— START Dataset excerpt —
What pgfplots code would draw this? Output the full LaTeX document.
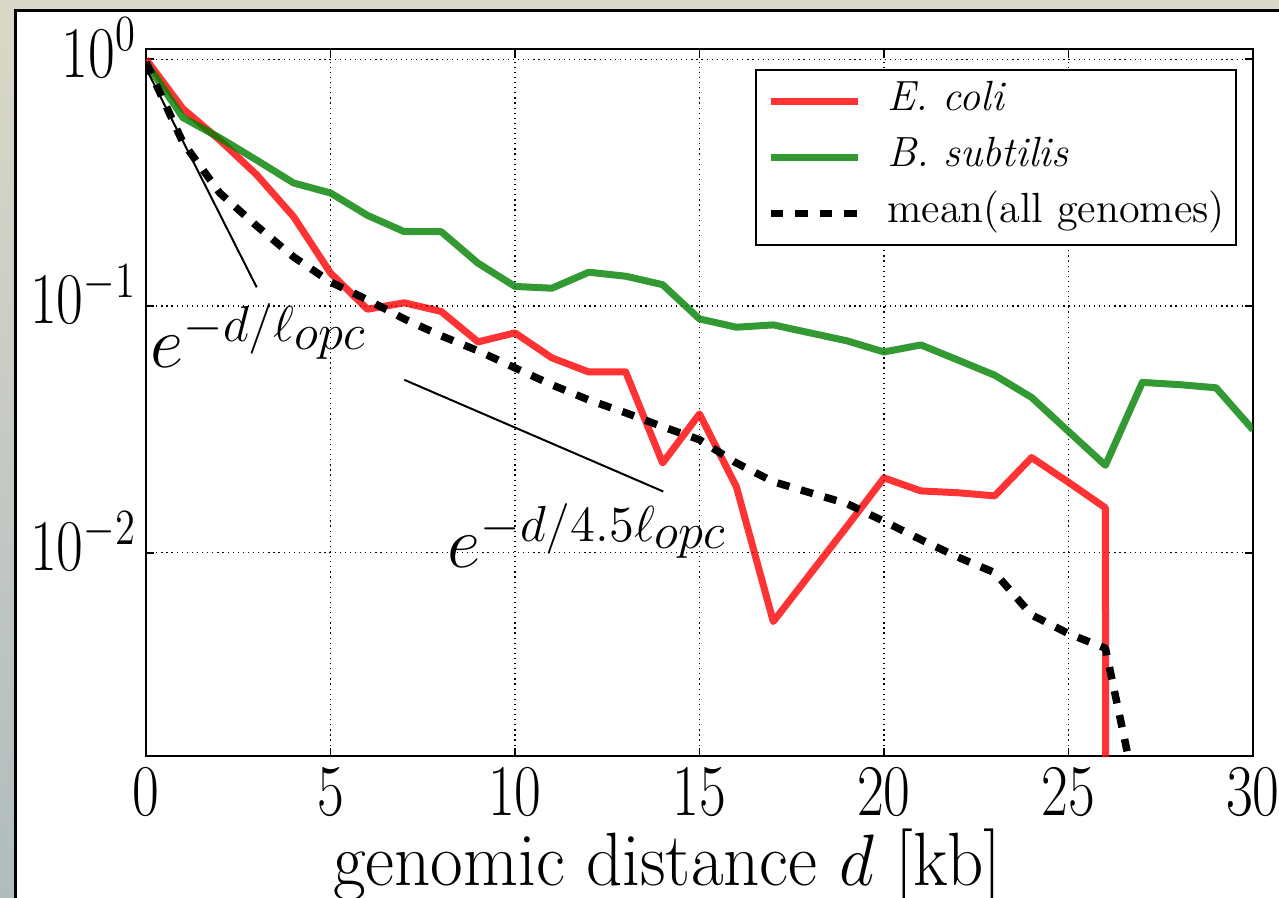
\documentclass[border=0pt]{standalone}
\usepackage{pgfplots}
\pgfplotsset{compat=1.18}
\usepackage{graphicx}

\definecolor{slidetop}{RGB}{218,216,200}
\definecolor{slidebot}{RGB}{176,188,190}
\definecolor{mplgreen}{RGB}{0,128,0}

\newcommand{\xl}[1]{\scalebox{0.8}[1]{$#1$}}
\newcommand{\yl}[1]{\scalebox{0.8}[1]{$10^{#1}$}}

\begin{document}
\begin{tikzpicture}
% slide background and white panel
\shade[top color=slidetop, bottom color=slidebot] (-14.6mm,-14.2mm) rectangle (113.3mm,75.6mm);
\filldraw[fill=white, draw=black, line width=0.27mm] (-13.05mm,74.55mm) rectangle (130mm,-30mm);

\begin{axis}[
  width=110.7mm, height=70.7mm, scale only axis,
  xmin=0, xmax=30, ymode=log, ymin=0.0015, ymax=1.1,
  axis line style={line width=0.7pt},
  xtick={0,5,...,30},
  xticklabels={\xl{0},\xl{5},\xl{10},\xl{15},\xl{20},\xl{25},\xl{30}},
  ytick={1,0.1,0.01},
  yticklabels={\yl{0},\yl{-1},\yl{-2}},
  tick align=inside,
  major tick length=0.85mm, minor tick length=0.45mm,
  every tick/.style={black, line width=0.5pt},
  grid=major,
  major grid style={black, line width=0.35pt, dash pattern=on 0.35pt off 1.1pt},
  xticklabel style={font=\fontsize{19.5}{22}\selectfont, inner sep=0pt, anchor=north, yshift=-1.2mm},
  yticklabel style={font=\fontsize{19.5}{22}\selectfont, inner sep=0pt, anchor=base east, xshift=-0.9mm, yshift=-1.8mm},
  xlabel={\scalebox{0.94}[1]{genomic distance $d$ [kb]}},
  xlabel style={font=\fontsize{21.5}{24}\selectfont, at={(axis description cs:0.471,0)}, anchor=base, yshift=-12.9mm, inner sep=0pt},
  legend style={at={(0.9855,0.9717)}, anchor=north east, draw=black, line width=0.6pt, fill=white,
    font=\fontsize{12}{14}\selectfont, inner xsep=1.1mm, inner ysep=1.4mm, row sep=2.1mm, column sep=2.6mm,
    nodes={inner sep=0pt, text height=2.6mm, text depth=0.9mm}},
  legend cell align=left,
  legend image code/.code={\draw[#1] (0mm,0mm) -- (8.7mm,0mm);},
  clip=true,
]

\addplot[red, draw opacity=0.8, line width=0.7mm, line join=round] coordinates {
  (0,1.0) (1,0.63) (2,0.47) (3,0.34) (4,0.23) (5,0.136) (6,0.097) (7,0.103)
  (8,0.095) (9,0.0715) (10,0.0778) (11,0.0616) (12,0.054) (13,0.054) (14,0.0231)
  (15,0.0365) (16,0.0185) (17,0.00526) (18,0.0082) (19,0.0128) (20,0.0201)
  (21,0.0178) (22,0.0175) (23,0.017) (24,0.0243) (25,0.0193) (26,0.0152) (26.02,0.00001)
};
\addlegendentry{\textit{E. coli}}

\addplot[mplgreen, draw opacity=0.8, line width=0.7mm, line join=round] coordinates {
  (0,0.97) (1,0.58) (2,0.48) (3,0.39) (4,0.315) (5,0.287) (6,0.233) (7,0.2)
  (8,0.2) (9,0.149) (10,0.12) (11,0.118) (12,0.137) (13,0.132) (14,0.122)
  (15,0.0886) (16,0.082) (17,0.0838) (18,0.0778) (19,0.0722) (20,0.0651)
  (21,0.0695) (22,0.0604) (23,0.0524) (24,0.0426) (25,0.031) (26,0.0226)
  (27,0.049) (28,0.048) (29,0.0466) (30,0.0315)
};
\addlegendentry{\textit{B. subtilis}}

\addplot[black, line width=0.75mm, dash pattern=on 1.25mm off 1.2mm, line join=round] coordinates {
  (0,0.97) (1,0.46) (2,0.287) (3,0.211) (4,0.158) (5,0.125) (6,0.106) (7,0.0886)
  (8,0.0757) (9,0.0658) (10,0.0561) (11,0.0479) (12,0.0416) (13,0.0369)
  (14,0.0324) (15,0.0287) (16,0.0231) (17,0.0194) (18,0.0175) (19,0.0158)
  (20,0.0134) (21,0.0113) (22,0.0096) (23,0.0083) (24,0.0056) (25,0.0047)
  (26,0.0041) (27,0.0008)
};
\addlegendentry{mean(all genomes)}

% exponential guides
\addplot[black, line width=0.2mm, forget plot] coordinates {(0,0.92) (3,0.119)};
\addplot[black, line width=0.2mm, forget plot] coordinates {(7,0.0502) (14.02,0.0177)};

\node[anchor=base west, inner sep=0pt, font=\fontsize{22.5}{26}\selectfont] at (axis cs:0.11,0.0561) {$e^{-d/\ell_{\scriptstyle opc}}$};
\node[anchor=base west, inner sep=0pt, font=\fontsize{22.5}{26}\selectfont] at (axis cs:8.16,0.00869) {$e^{-d/4.5\ell_{\scriptstyle opc}}$};
\end{axis}

\pgfresetboundingbox
\path[use as bounding box] (-14.6mm,-14.2mm) rectangle (113.3mm,75.6mm);
\end{tikzpicture}
\end{document}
— END Dataset excerpt —
### Task brief:
Quote the data above in full, leaving out the pictures it holds.

### Expected answer:
What pgfplots code would draw this? Output the full LaTeX document.
\documentclass[border=0pt]{standalone}
\usepackage{pgfplots}
\pgfplotsset{compat=1.18}
\usepackage{graphicx}

\definecolor{slidetop}{RGB}{218,216,200}
\definecolor{slidebot}{RGB}{176,188,190}
\definecolor{mplgreen}{RGB}{0,128,0}

\newcommand{\xl}[1]{\scalebox{0.8}[1]{$#1$}}
\newcommand{\yl}[1]{\scalebox{0.8}[1]{$10^{#1}$}}

\begin{document}
\begin{tikzpicture}
% slide background and white panel
\shade[top color=slidetop, bottom color=slidebot] (-14.6mm,-14.2mm) rectangle (113.3mm,75.6mm);
\filldraw[fill=white, draw=black, line width=0.27mm] (-13.05mm,74.55mm) rectangle (130mm,-30mm);

\begin{axis}[
  width=110.7mm, height=70.7mm, scale only axis,
  xmin=0, xmax=30, ymode=log, ymin=0.0015, ymax=1.1,
  axis line style={line width=0.7pt},
  xtick={0,5,...,30},
  xticklabels={\xl{0},\xl{5},\xl{10},\xl{15},\xl{20},\xl{25},\xl{30}},
  ytick={1,0.1,0.01},
  yticklabels={\yl{0},\yl{-1},\yl{-2}},
  tick align=inside,
  major tick length=0.85mm, minor tick length=0.45mm,
  every tick/.style={black, line width=0.5pt},
  grid=major,
  major grid style={black, line width=0.35pt, dash pattern=on 0.35pt off 1.1pt},
  xticklabel style={font=\fontsize{19.5}{22}\selectfont, inner sep=0pt, anchor=north, yshift=-1.2mm},
  yticklabel style={font=\fontsize{19.5}{22}\selectfont, inner sep=0pt, anchor=base east, xshift=-0.9mm, yshift=-1.8mm},
  xlabel={\scalebox{0.94}[1]{genomic distance $d$ [kb]}},
  xlabel style={font=\fontsize{21.5}{24}\selectfont, at={(axis description cs:0.471,0)}, anchor=base, yshift=-12.9mm, inner sep=0pt},
  legend style={at={(0.9855,0.9717)}, anchor=north east, draw=black, line width=0.6pt, fill=white,
    font=\fontsize{12}{14}\selectfont, inner xsep=1.1mm, inner ysep=1.4mm, row sep=2.1mm, column sep=2.6mm,
    nodes={inner sep=0pt, text height=2.6mm, text depth=0.9mm}},
  legend cell align=left,
  legend image code/.code={\draw[#1] (0mm,0mm) -- (8.7mm,0mm);},
  clip=true,
]

\addplot[red, draw opacity=0.8, line width=0.7mm, line join=round] coordinates {
  (0,1.0) (1,0.63) (2,0.47) (3,0.34) (4,0.23) (5,0.136) (6,0.097) (7,0.103)
  (8,0.095) (9,0.0715) (10,0.0778) (11,0.0616) (12,0.054) (13,0.054) (14,0.0231)
  (15,0.0365) (16,0.0185) (17,0.00526) (18,0.0082) (19,0.0128) (20,0.0201)
  (21,0.0178) (22,0.0175) (23,0.017) (24,0.0243) (25,0.0193) (26,0.0152) (26.02,0.00001)
};
\addlegendentry{\textit{E. coli}}

\addplot[mplgreen, draw opacity=0.8, line width=0.7mm, line join=round] coordinates {
  (0,0.97) (1,0.58) (2,0.48) (3,0.39) (4,0.315) (5,0.287) (6,0.233) (7,0.2)
  (8,0.2) (9,0.149) (10,0.12) (11,0.118) (12,0.137) (13,0.132) (14,0.122)
  (15,0.0886) (16,0.082) (17,0.0838) (18,0.0778) (19,0.0722) (20,0.0651)
  (21,0.0695) (22,0.0604) (23,0.0524) (24,0.0426) (25,0.031) (26,0.0226)
  (27,0.049) (28,0.048) (29,0.0466) (30,0.0315)
};
\addlegendentry{\textit{B. subtilis}}

\addplot[black, line width=0.75mm, dash pattern=on 1.25mm off 1.2mm, line join=round] coordinates {
  (0,0.97) (1,0.46) (2,0.287) (3,0.211) (4,0.158) (5,0.125) (6,0.106) (7,0.0886)
  (8,0.0757) (9,0.0658) (10,0.0561) (11,0.0479) (12,0.0416) (13,0.0369)
  (14,0.0324) (15,0.0287) (16,0.0231) (17,0.0194) (18,0.0175) (19,0.0158)
  (20,0.0134) (21,0.0113) (22,0.0096) (23,0.0083) (24,0.0056) (25,0.0047)
  (26,0.0041) (27,0.0008)
};
\addlegendentry{mean(all genomes)}

% exponential guides
\addplot[black, line width=0.2mm, forget plot] coordinates {(0,0.92) (3,0.119)};
\addplot[black, line width=0.2mm, forget plot] coordinates {(7,0.0502) (14.02,0.0177)};

\node[anchor=base west, inner sep=0pt, font=\fontsize{22.5}{26}\selectfont] at (axis cs:0.11,0.0561) {$e^{-d/\ell_{\scriptstyle opc}}$};
\node[anchor=base west, inner sep=0pt, font=\fontsize{22.5}{26}\selectfont] at (axis cs:8.16,0.00869) {$e^{-d/4.5\ell_{\scriptstyle opc}}$};
\end{axis}

\pgfresetboundingbox
\path[use as bounding box] (-14.6mm,-14.2mm) rectangle (113.3mm,75.6mm);
\end{tikzpicture}
\end{document}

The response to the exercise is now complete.